*GIVEN PROBLEM:* Shown below is a listing with pictures; reproduce exactly, and only, the lines between the ones containing "Generate a Python" and "fig.savefig('out.png', dpi=100)", inclusive, leaving the pictures out.

*RECORDS SUPPLIED:*

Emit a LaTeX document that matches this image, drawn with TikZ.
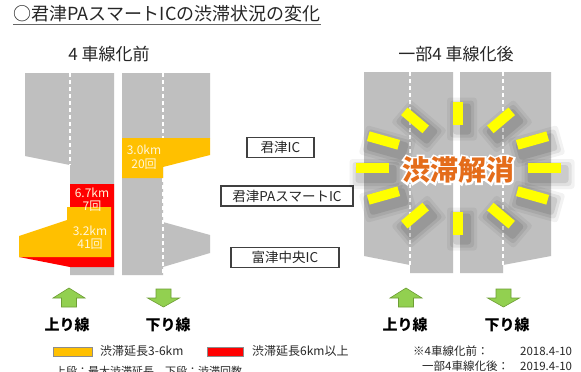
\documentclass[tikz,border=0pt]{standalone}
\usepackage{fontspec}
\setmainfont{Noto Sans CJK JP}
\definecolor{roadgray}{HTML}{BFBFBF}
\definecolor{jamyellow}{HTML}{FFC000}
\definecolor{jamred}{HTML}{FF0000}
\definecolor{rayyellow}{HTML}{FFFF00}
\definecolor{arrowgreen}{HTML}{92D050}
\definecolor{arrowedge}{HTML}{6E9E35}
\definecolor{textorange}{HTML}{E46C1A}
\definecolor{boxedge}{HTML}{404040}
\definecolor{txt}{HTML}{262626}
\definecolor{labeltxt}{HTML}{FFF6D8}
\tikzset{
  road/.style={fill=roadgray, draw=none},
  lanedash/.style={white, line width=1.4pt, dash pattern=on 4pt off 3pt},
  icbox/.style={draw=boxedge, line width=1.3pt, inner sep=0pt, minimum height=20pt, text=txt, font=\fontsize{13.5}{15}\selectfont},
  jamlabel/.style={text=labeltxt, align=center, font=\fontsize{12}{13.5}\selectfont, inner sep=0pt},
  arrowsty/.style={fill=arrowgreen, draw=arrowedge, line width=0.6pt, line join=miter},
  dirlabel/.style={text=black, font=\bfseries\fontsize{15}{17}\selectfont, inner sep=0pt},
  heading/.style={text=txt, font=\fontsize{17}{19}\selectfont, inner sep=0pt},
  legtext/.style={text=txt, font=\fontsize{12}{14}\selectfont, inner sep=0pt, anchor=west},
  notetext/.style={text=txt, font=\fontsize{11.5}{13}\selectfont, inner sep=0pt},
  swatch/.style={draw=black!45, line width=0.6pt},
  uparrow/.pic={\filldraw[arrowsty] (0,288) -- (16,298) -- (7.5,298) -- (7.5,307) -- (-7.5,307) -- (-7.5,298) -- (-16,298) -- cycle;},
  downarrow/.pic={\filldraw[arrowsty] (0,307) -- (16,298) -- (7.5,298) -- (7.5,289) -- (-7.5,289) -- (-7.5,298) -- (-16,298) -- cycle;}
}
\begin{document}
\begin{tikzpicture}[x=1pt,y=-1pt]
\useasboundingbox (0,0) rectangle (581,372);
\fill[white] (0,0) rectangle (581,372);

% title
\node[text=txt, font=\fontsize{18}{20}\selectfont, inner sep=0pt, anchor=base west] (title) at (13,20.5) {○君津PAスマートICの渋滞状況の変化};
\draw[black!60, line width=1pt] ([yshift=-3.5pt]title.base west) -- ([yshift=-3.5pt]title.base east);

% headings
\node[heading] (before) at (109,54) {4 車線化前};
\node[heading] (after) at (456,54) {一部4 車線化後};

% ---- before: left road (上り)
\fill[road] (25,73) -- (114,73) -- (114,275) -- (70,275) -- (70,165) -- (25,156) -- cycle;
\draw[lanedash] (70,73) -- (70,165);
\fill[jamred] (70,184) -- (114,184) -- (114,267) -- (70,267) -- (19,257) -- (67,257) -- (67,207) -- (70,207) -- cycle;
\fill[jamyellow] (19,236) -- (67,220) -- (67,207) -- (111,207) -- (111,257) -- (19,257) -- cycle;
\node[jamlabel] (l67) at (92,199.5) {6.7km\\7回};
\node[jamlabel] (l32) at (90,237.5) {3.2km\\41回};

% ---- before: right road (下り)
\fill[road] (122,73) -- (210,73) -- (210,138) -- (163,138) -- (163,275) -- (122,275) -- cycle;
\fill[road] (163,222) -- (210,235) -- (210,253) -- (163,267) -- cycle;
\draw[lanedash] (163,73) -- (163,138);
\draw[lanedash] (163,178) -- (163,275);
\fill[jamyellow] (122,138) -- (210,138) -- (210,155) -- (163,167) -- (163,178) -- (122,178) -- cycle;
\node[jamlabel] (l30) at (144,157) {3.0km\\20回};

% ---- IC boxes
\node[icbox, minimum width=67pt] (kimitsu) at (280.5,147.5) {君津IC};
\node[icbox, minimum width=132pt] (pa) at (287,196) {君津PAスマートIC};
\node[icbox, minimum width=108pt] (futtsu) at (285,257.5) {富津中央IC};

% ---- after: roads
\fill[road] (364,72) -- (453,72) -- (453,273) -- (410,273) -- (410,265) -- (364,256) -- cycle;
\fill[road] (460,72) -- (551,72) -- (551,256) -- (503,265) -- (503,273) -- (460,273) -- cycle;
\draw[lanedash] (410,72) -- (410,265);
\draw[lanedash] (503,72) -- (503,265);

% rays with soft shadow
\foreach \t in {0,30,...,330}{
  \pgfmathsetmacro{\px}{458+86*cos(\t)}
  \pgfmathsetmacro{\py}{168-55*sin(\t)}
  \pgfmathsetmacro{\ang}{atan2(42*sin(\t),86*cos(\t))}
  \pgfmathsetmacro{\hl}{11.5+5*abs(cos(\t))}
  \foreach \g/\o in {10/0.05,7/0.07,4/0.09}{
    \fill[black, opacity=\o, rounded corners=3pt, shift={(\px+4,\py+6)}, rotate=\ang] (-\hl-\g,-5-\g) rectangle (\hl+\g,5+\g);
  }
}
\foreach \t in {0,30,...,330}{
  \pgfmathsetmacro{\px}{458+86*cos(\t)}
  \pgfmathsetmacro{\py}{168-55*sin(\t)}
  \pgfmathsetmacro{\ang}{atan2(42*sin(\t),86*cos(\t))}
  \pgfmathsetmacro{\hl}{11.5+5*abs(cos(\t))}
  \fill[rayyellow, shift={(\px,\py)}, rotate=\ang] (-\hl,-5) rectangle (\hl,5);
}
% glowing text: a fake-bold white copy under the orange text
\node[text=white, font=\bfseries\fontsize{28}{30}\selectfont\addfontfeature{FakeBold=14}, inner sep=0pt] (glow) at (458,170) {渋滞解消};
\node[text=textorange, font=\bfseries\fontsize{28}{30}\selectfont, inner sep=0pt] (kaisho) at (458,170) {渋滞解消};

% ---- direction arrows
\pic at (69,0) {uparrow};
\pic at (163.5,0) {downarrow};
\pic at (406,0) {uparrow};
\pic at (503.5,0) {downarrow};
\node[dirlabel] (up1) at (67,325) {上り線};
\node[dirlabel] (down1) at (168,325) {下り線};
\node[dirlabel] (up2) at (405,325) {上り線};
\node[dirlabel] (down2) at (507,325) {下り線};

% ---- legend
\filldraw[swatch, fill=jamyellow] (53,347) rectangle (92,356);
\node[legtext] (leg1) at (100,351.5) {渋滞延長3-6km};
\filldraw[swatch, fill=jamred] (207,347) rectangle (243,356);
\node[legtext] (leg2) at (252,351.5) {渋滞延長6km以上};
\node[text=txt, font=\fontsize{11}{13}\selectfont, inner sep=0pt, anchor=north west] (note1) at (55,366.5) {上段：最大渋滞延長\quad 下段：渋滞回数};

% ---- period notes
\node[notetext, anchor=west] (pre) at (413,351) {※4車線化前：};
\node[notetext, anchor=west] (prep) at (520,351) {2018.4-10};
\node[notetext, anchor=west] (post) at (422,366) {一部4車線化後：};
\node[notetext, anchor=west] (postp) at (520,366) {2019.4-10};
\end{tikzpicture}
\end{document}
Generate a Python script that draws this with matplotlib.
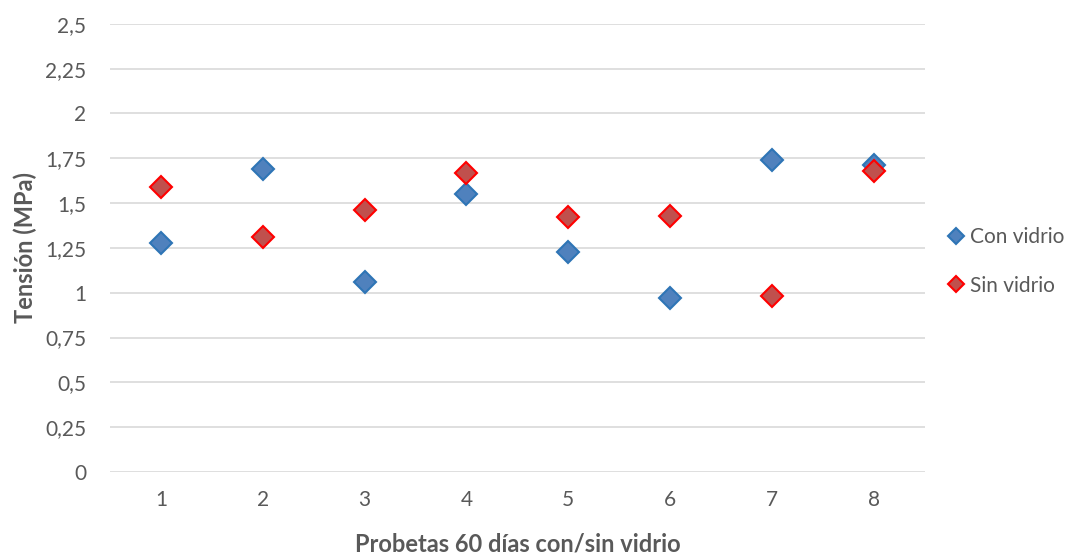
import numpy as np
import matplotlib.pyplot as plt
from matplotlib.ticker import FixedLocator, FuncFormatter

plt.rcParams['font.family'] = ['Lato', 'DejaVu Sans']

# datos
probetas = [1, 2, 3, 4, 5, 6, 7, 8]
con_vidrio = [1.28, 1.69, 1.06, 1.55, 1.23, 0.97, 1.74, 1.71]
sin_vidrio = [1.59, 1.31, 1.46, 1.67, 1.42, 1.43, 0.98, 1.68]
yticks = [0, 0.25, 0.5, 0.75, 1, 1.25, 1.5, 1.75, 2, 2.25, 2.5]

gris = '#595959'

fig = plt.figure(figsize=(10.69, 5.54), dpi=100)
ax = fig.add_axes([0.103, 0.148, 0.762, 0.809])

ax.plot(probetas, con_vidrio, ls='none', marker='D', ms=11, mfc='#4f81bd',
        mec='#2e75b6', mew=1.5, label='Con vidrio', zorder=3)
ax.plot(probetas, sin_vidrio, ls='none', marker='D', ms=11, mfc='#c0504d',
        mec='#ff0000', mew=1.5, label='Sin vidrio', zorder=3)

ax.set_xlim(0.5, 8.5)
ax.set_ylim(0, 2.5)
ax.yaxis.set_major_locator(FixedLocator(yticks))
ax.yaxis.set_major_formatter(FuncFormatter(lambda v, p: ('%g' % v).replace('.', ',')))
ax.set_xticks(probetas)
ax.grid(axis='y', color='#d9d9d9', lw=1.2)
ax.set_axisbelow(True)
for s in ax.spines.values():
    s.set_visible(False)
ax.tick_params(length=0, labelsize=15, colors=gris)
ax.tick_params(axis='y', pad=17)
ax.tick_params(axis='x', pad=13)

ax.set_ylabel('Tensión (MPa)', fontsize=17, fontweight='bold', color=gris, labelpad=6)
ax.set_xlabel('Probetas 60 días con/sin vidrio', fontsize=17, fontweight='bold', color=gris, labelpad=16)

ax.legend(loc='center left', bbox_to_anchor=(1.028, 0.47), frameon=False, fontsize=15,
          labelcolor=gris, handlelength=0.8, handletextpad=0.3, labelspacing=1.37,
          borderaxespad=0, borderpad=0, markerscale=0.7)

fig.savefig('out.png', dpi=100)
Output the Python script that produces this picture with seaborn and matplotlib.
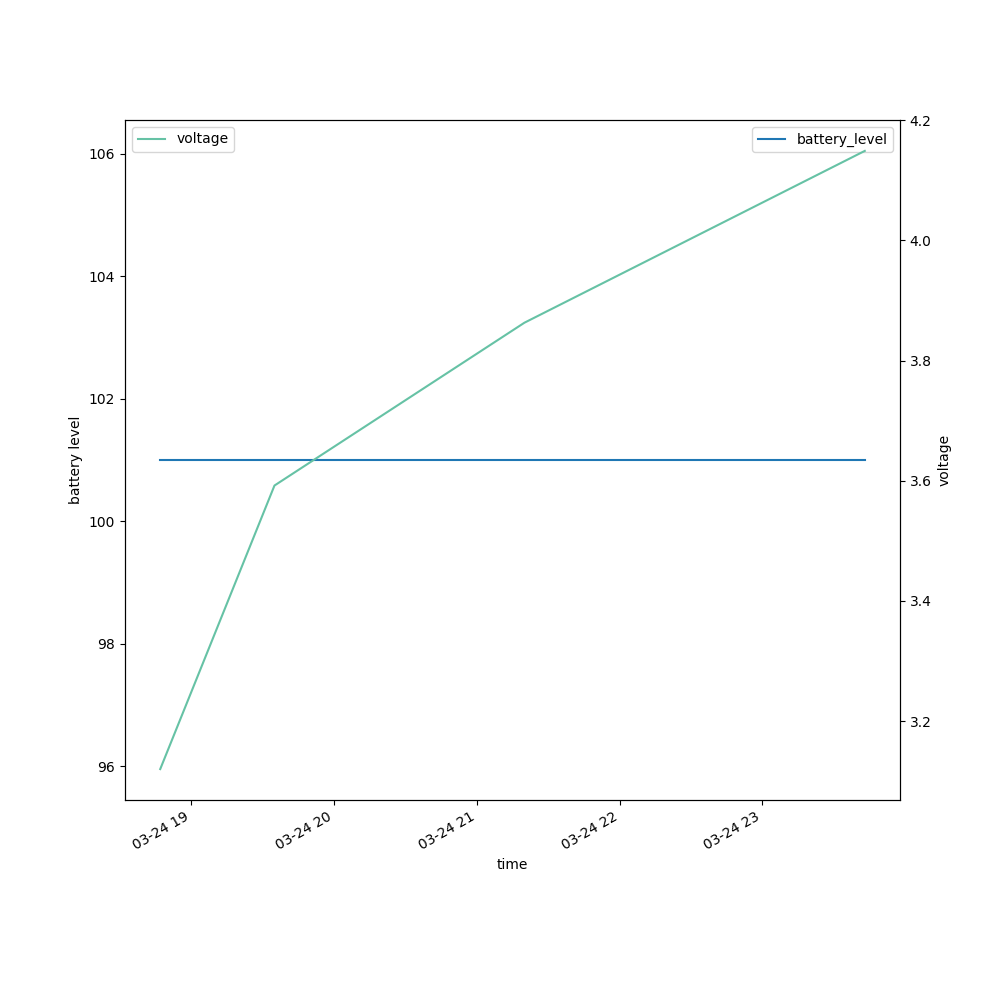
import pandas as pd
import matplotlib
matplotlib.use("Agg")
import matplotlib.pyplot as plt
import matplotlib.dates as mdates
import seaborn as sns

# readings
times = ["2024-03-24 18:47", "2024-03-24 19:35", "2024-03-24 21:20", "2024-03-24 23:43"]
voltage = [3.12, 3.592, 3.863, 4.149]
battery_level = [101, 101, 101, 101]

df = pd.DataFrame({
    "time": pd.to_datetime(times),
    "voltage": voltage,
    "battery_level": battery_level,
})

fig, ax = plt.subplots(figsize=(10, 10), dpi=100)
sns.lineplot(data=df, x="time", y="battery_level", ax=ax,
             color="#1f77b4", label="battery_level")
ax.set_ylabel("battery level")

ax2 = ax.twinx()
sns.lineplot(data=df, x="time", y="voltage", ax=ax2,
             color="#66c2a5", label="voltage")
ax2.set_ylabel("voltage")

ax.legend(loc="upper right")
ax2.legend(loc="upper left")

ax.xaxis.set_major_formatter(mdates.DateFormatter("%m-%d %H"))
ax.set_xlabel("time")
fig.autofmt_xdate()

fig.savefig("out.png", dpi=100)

*SOLUTION TO THIS EXERCISE:*
Generate a Python script that draws this with matplotlib.
import numpy as np
import matplotlib.pyplot as plt
from matplotlib.ticker import FixedLocator, FuncFormatter

plt.rcParams['font.family'] = ['Lato', 'DejaVu Sans']

# datos
probetas = [1, 2, 3, 4, 5, 6, 7, 8]
con_vidrio = [1.28, 1.69, 1.06, 1.55, 1.23, 0.97, 1.74, 1.71]
sin_vidrio = [1.59, 1.31, 1.46, 1.67, 1.42, 1.43, 0.98, 1.68]
yticks = [0, 0.25, 0.5, 0.75, 1, 1.25, 1.5, 1.75, 2, 2.25, 2.5]

gris = '#595959'

fig = plt.figure(figsize=(10.69, 5.54), dpi=100)
ax = fig.add_axes([0.103, 0.148, 0.762, 0.809])

ax.plot(probetas, con_vidrio, ls='none', marker='D', ms=11, mfc='#4f81bd',
        mec='#2e75b6', mew=1.5, label='Con vidrio', zorder=3)
ax.plot(probetas, sin_vidrio, ls='none', marker='D', ms=11, mfc='#c0504d',
        mec='#ff0000', mew=1.5, label='Sin vidrio', zorder=3)

ax.set_xlim(0.5, 8.5)
ax.set_ylim(0, 2.5)
ax.yaxis.set_major_locator(FixedLocator(yticks))
ax.yaxis.set_major_formatter(FuncFormatter(lambda v, p: ('%g' % v).replace('.', ',')))
ax.set_xticks(probetas)
ax.grid(axis='y', color='#d9d9d9', lw=1.2)
ax.set_axisbelow(True)
for s in ax.spines.values():
    s.set_visible(False)
ax.tick_params(length=0, labelsize=15, colors=gris)
ax.tick_params(axis='y', pad=17)
ax.tick_params(axis='x', pad=13)

ax.set_ylabel('Tensión (MPa)', fontsize=17, fontweight='bold', color=gris, labelpad=6)
ax.set_xlabel('Probetas 60 días con/sin vidrio', fontsize=17, fontweight='bold', color=gris, labelpad=16)

ax.legend(loc='center left', bbox_to_anchor=(1.028, 0.47), frameon=False, fontsize=15,
          labelcolor=gris, handlelength=0.8, handletextpad=0.3, labelspacing=1.37,
          borderaxespad=0, borderpad=0, markerscale=0.7)

fig.savefig('out.png', dpi=100)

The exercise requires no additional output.